Physicists now realize that they need to know the neutrino better. The question of neutrino mass, for example, is bound up with the fate of the universe.
Neutrinos are so abundant that, if they have any mass at all, their combined gravitational force could be enough to eventually halt - or even reverse - the expansion of the universe.
Since the beginning of the decade, experimenters in several countries have been looking for neutrino mass with inconclusive results.
The new American search is being conducted by Wolfgang Stoeffl and colleagues Daniel J. Decman and Jon Engelage at the Lawrence Livermore National Laboratory in Livermore, Calif. It's one of 15 neutrino mass studies - including a second Livermore experiment - under way around the world. It also is one of the most sensitive searches yet made, according to Dr. Stoeffl.
He explains: ``We believe our experiment will be the most accurate ever conducted. We worked very hard to identify and fix all of the problems others have faced in making this very difficult measurement.''
Physicists first suspected the neutrino's existence when they puzzled over a type of radioactivity called beta decay. In this process, an unstable atom of certain elements sometimes transforms spontaneously into a slightly less massive atom, emitting an electron in the process.
Physicists know how much energy the transformation releases. They expected the emitted electron would carry away that energy. Instead, they found that these electrons had a range of energies.
Austrian physicist Wolfgang Pauli suggested that the electron was sharing the energy with an unseen partner. Following up this suggestion in 1933, Italian physicist Enrico Fermi published a theory of beta decay that included an unseen particle that had no electric charge and no intrinsic mass.
He called it the neutrino (Italian for ``little neutral one''). Two decades later, experimenters demonstrated its existence by managing to detect a few of the millions of neutrinos pouring out of a nuclear reactor.
Physicists know the neutrino has no electric charge because it leaves no trail in detectors that track charged particles. But there has never been any proof that it has no mass. This has just been taken for granted.
Then, in 1980, Valentin Lubimov and his team at the Institute for Theoretical and Experimental Physics in Moscow challenged that assumption. They had taken a detailed look at the way the energy released in beta decay is shared between electrons and neutrinos.

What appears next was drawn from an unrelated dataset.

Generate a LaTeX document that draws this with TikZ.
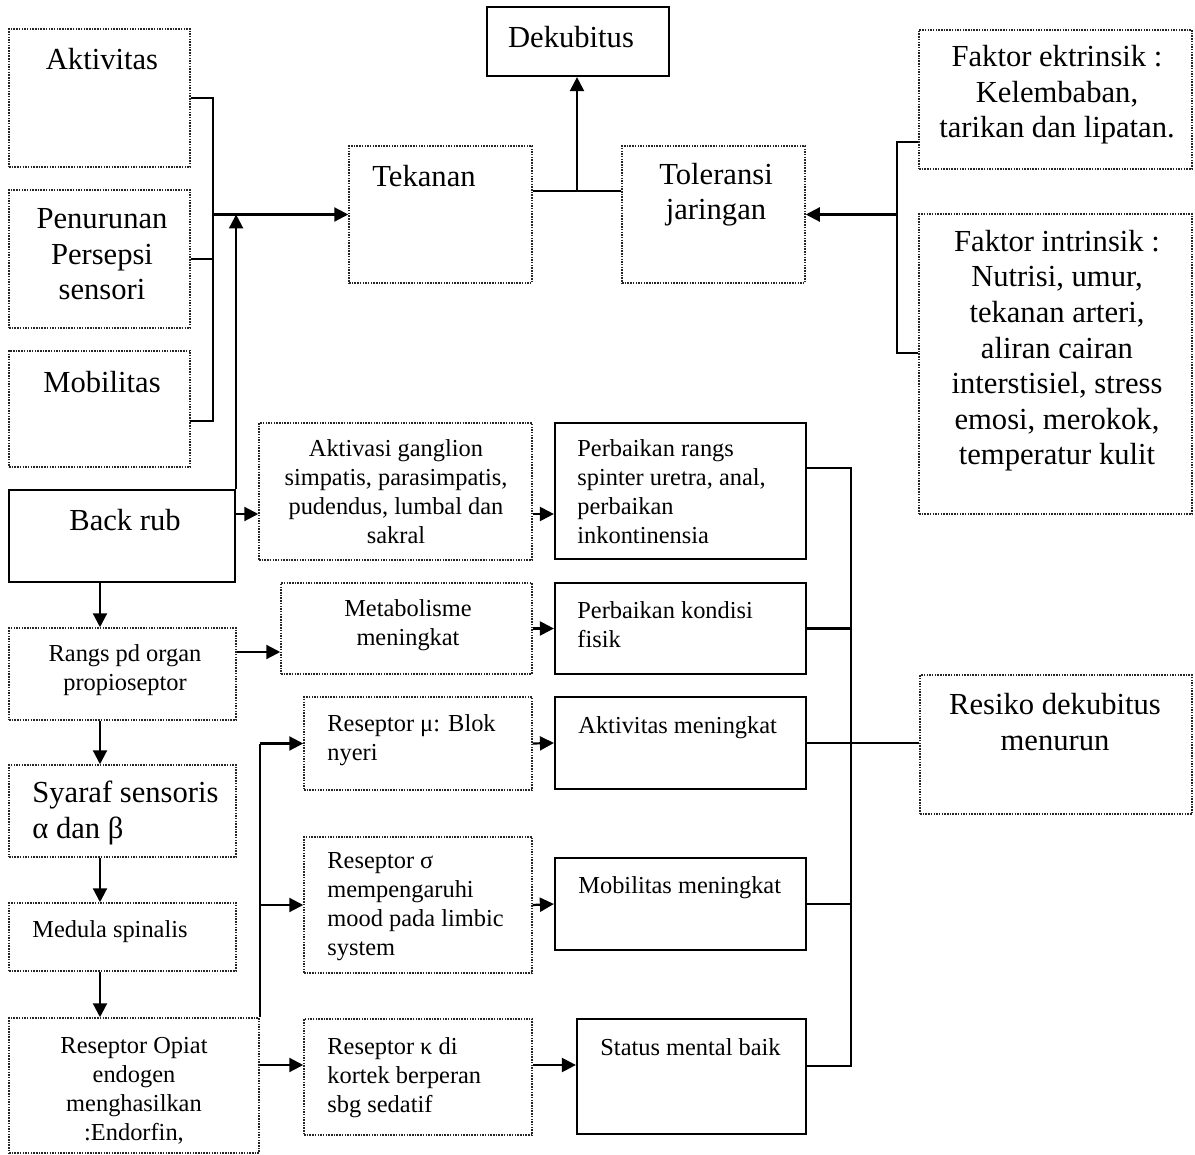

They claimed to have found that a small amount of the energy is converted into neutrino mass.
It was a startling claim, which many physicists disbelieved because of large uncertainties in the experiment.
Walter Kundig at the Swiss Institute for Nuclear Research in Zurich and John Wilkerson at the Los Alamos National Laboratory in New Mexico have led experiments to try to confirm the Moscow results. But, so far, they have been unable to do so.
Physicists measure particle energies in terms of electron volts. One electron volt (eV) is the energy an electron gains when it is accelerated by a voltage difference of one volt.
The Moscow group last year claimed that about 30 eV is converted into neutrino mass in beta decay. That's quite small - only about 1/10000th the mass of an electron. But it's large for a particle that's supposed to have no mass at all. The Swiss group, however, found that the neutrino mass was less than 18 eV and probably was zero. Dr. Wilkerson's team at Los Alamos has found that the mass must at least be under 27 eV. Improvements in their experiment should enable them to search for a neutrino mass as low as 10 eV.
The Stoeffl team at the Livermore laboratory expects to do better than that. ``We're the third generation'' of this type of experiment, team member Engelage notes.
He says that, with the many subtle adjustments his team's equipment can make, it should be able to measure a neutrino mass as low as 5 eV. With the equipment now entering the final check-out stage, preliminary results could be available by the summer of 1989.